Em Espanha também houve um resgate em toda a linha, mas o governo PP de Mariano Rajoy lá conseguiu que tudo ficasse no “tecnicamente” e nunca no “oficialmente”. Mas houve um resgate em Espanha: a Europa sabia-o, os mercados também, os espanhóis sentiram-no na pele e ainda hoje estão a pagar — com as quezílias independentistas — a austeridade que o resgate trouxe. Adiante.
Estes países eram designados conjuntamente por PIIGs, uma expressão que ganha acinte para os falantes de inglês, uma vez que apenas tem mais uma letra do que a palavra para o plural de “porcos”. Era assim que alguma Europa nos via, ficando infame a frase de um ministro holandês que descrevia Espanha e Portugal como dois países onde se preferia gastar o dinheiro europeu em vinho e mulheres, em vez de o aplicar nas reformas necessárias.
A Europa de 2024 tem pouco a ver com a de 2014. Na Zona Euro, os três principais países - a Alemanha, a França e a Itália - têm cada um deles uma posição complicada, por motivos diferentes.
A Alemanha está com um crescimento débil, quase estagnada. Os anos de deslocalização de parte considerável da sua indústria para a Ásia cobraram um preço alto durante os anos da pandemia e da crise das cadeias de distribuição. A invasão russa na Ucrânia fez disparar os preços da energia na Alemanha e a concorrência chinesa no setor automóvel também não ajudou.
A França tem um défice orçamental gravíssimo (cerca de 6,1% previstos para este ano), agravado agora por uma crise política sem desfecho evidente. O descontrolo orçamental francês não vem de agora - o país não tem saldos positivos há décadas - mas o frágil equilíbrio político levanta sérias dúvidas sobre se haverá capacidade de adotar as medidas de contenção (mais do que) necessárias.

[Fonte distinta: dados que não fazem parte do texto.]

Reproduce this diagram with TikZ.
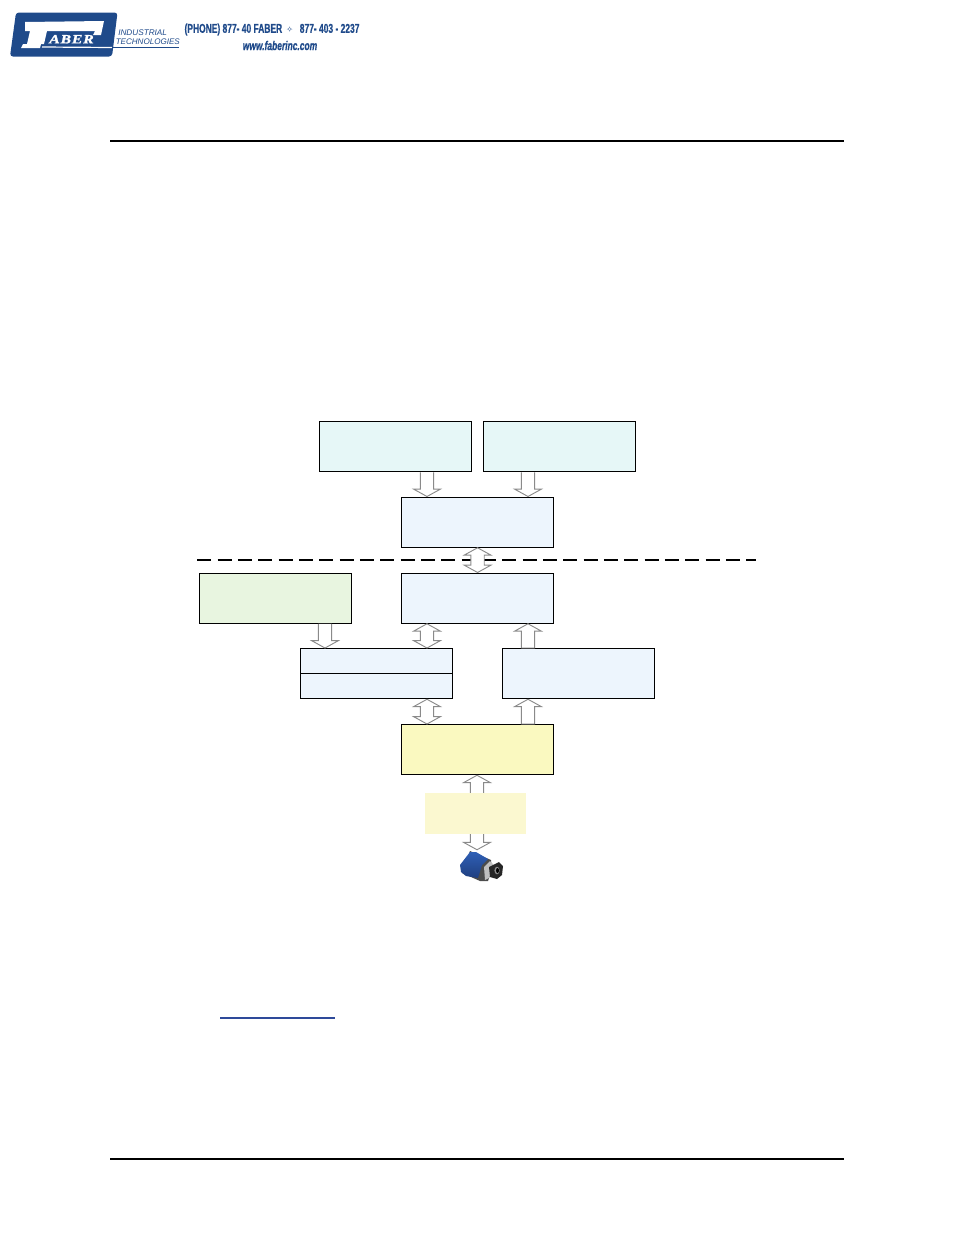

Já a Itália tem rácios de dívida de 140% e dificuldade em manter qualquer tipo de disciplina fiscal.
Todos estes três países têm Parlamentos fragmentados. A situação de França deixou agora bem claros os riscos que surgem nessa situação: o problema orçamental que se punha perante um governo (o de Michel Barnier) está perfeitamente identificado, mas a Assembleia Nacional que surgiu das últimas eleições está povoada de partidos que não fazem parte do poder e que, possivelmente, por tática política, impediram o executivo de aplicar medidas difíceis.
A Alemanha não teria problemas menores caso decidisse adotar medidas impopulares.
Na Europa de 2024, ao contrário da de 2014, os países que atualmente mais contribuem para o crescimento na Zona Euro são PIIGs, como a Espanha e Portugal.
É verdade que se trata de uma situação circunstancial. É verdade que os PIIGs não têm peso para arrastar os outros. É verdade que tanto Espanha como Portugal têm Parlamentos igualmente fragmentados, que dariam muitos problemas se fosse preciso aplicar algum tipo de austeridade. E, por último, é também verdade Portugal ainda é (quase 40 anos depois) um país da coesão, que recebe fundos estruturais em vez de os conceder.
Mas, por uma vez que seja, sabe bem dizer: “Vá chamar PIIG a outro.”